Grundsätzlich gehört es zu einem angemessenen Ermittlungsaufwand der Verfolgungsbehörde, den Fahrzeughalter unverzüglich, d. h. regelmäßig innerhalb von zwei Wochen von der mit seinem Kraftfahrzeug begangenen Zuwiderhandlung zu benachrichtigen (vgl. BVerwG, U.v. 13.10.1978 – VII C 77.74 – Buchholz 442.16 § 31a StVZO Nr. 5). Die Zweiwochenfrist stellt jedoch kein formales Tatbestandskriterium des § 31a Abs. 1 StVZO sowie keine starre Grenze dar. Vielmehr beruht die Fristbestimmung auf dem Erfahrungssatz, dass eine Person Vorgänge des persönlichen Lebensbereichs aus den letzten 14 Tagen im Regelfall wird erinnern oder jedenfalls noch rekonstruieren können. Die Zweiwochenfrist gilt hingegen nicht für vom Regelfall abweichende Gestaltungen, in denen bei typisierender Betrachtung auch eine spätere Anhörung zur effektiven Rechtsverteidigung genügt. Gleiches gilt, wenn feststeht, dass die Rechtsverteidigung des Fahrzeughalters durch dessen verzögerte Anhörung nicht beeinträchtigt worden ist, da diese nicht ursächlich für die unterbliebene Feststellung des Fahrers gewesen ist. An einem derartigen Kausalzusammenhang fehlt es, wenn die Ergebnislosigkeit der Ermittlungen nicht auf vor Einstellung des Bußgeldverfahrens bzw. Verfolgungsverjährung geltend gemachten Erinnerungslücken des Fahrzeughalters beruht, sondern z. B. auf seiner fehlenden Bereitschaft, zur Aufklärung des Sachverhalts – insbesondere durch Eingrenzung des möglichen Täterkreises und Förderung der Täterfeststellung durch Nachfragen im Kreise der Nutzungsberechtigten – beizutragen (vgl. zum Ganzen: BVerwG, B.v. 14.5.1997 – 3 B 28/97 – juris; BayVGH, B.v. 18.2.2016 – 11 BV 15.1164 – juris Rn. 18; B.v. 14.5.2013 – 11 CS 13.606 – juris Rn. 13; B.v. 8.3.2013 – 11 CS 13.187 – juris Rn. 18; B.v. 8.11.2010 – 11 ZB 10.950 – juris Rn. 9; B.v. 10.10.2006 – 11 CS 06.607 – juris Rn. 20; VG Augsburg, U.v. 19.6.2012 – Au 3 K 12.287 – juris Rn. 20).

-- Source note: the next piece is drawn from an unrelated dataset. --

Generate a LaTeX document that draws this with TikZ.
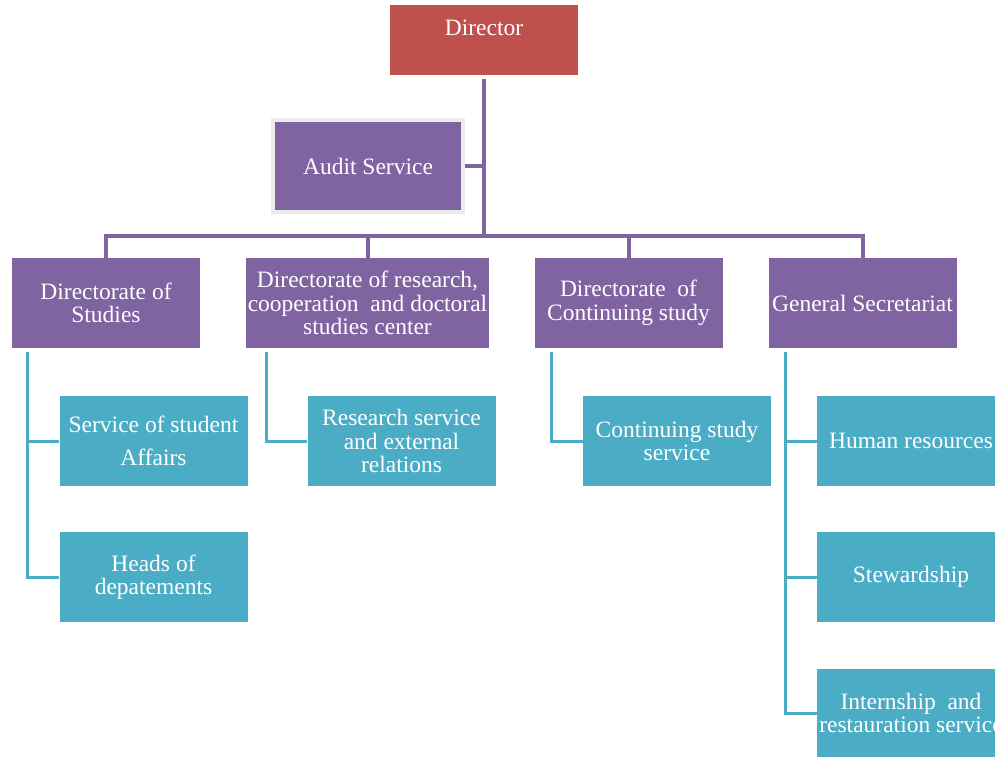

bb) Unter Berücksichtigung obiger Grundsätze wurden vorliegend im Ordnungswidrigkeitenverfahren behördlich nach den Umständen des Einzelfalls alle angemessenen und zumutbaren Maßnahmen getroffen, um den verantwortlichen Fahrer zu ermitteln.
Vorliegend hat der Kläger im zurückgesandten Zeugenfragebogen vom 28. Juli 2015 (Blatt 14 der Verwaltungsakte) erklärt, er mache von seinem Zeugnis- oder Aussageverweigerungsrecht Gebrauch. Verweigert der Fahrzeughalter seine Mitwirkung bei der Ermittlung des Fahrzeugführers, sind weitere behördliche Ermittlungen in der Regel nicht zumutbar.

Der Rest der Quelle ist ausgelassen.